┏━━

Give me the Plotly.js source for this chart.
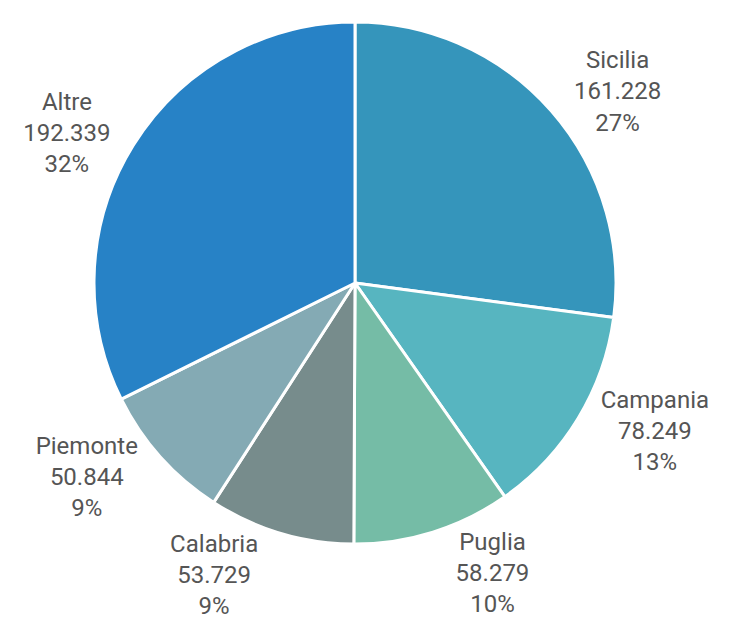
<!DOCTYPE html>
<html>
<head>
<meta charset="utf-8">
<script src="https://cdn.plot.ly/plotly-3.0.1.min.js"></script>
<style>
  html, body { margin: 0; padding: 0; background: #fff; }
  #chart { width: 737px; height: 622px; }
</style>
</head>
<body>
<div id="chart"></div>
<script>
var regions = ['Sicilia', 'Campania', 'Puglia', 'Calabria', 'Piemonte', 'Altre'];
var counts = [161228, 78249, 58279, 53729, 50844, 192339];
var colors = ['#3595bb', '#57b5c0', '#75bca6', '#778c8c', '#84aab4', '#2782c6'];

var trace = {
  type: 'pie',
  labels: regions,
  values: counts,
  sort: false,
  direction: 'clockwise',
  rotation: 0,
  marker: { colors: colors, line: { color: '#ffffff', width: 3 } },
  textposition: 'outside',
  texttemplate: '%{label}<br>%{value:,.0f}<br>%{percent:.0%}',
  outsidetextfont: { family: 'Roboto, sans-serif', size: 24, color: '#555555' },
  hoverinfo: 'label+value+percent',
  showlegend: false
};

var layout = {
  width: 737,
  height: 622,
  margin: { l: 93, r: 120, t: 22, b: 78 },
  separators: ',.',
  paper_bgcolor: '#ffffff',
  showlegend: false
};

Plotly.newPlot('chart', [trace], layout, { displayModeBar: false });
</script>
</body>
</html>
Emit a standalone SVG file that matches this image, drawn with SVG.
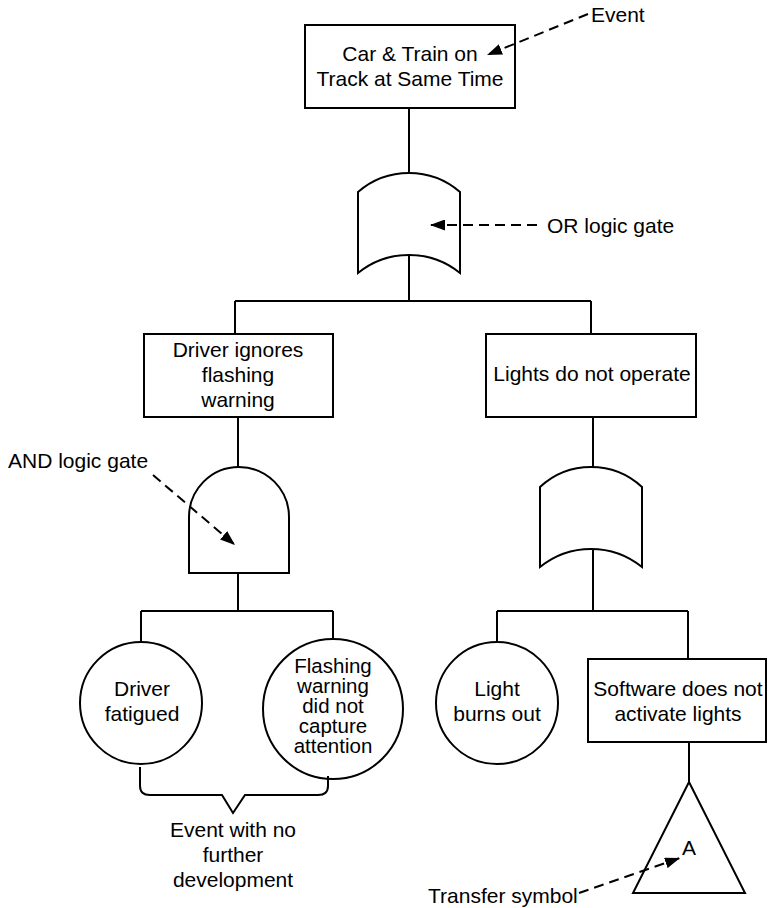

┗━━

= Task to complete =
Word for word, quote the full listing, omitting every picture.

= Right answer =
Give me the Plotly.js source for this chart.
<!DOCTYPE html>
<html>
<head>
<meta charset="utf-8">
<script src="https://cdn.plot.ly/plotly-3.0.1.min.js"></script>
<style>
  html, body { margin: 0; padding: 0; background: #fff; }
  #chart { width: 737px; height: 622px; }
</style>
</head>
<body>
<div id="chart"></div>
<script>
var regions = ['Sicilia', 'Campania', 'Puglia', 'Calabria', 'Piemonte', 'Altre'];
var counts = [161228, 78249, 58279, 53729, 50844, 192339];
var colors = ['#3595bb', '#57b5c0', '#75bca6', '#778c8c', '#84aab4', '#2782c6'];

var trace = {
  type: 'pie',
  labels: regions,
  values: counts,
  sort: false,
  direction: 'clockwise',
  rotation: 0,
  marker: { colors: colors, line: { color: '#ffffff', width: 3 } },
  textposition: 'outside',
  texttemplate: '%{label}<br>%{value:,.0f}<br>%{percent:.0%}',
  outsidetextfont: { family: 'Roboto, sans-serif', size: 24, color: '#555555' },
  hoverinfo: 'label+value+percent',
  showlegend: false
};

var layout = {
  width: 737,
  height: 622,
  margin: { l: 93, r: 120, t: 22, b: 78 },
  separators: ',.',
  paper_bgcolor: '#ffffff',
  showlegend: false
};

Plotly.newPlot('chart', [trace], layout, { displayModeBar: false });
</script>
</body>
</html>
Emit a standalone SVG file that matches this image, drawn with SVG.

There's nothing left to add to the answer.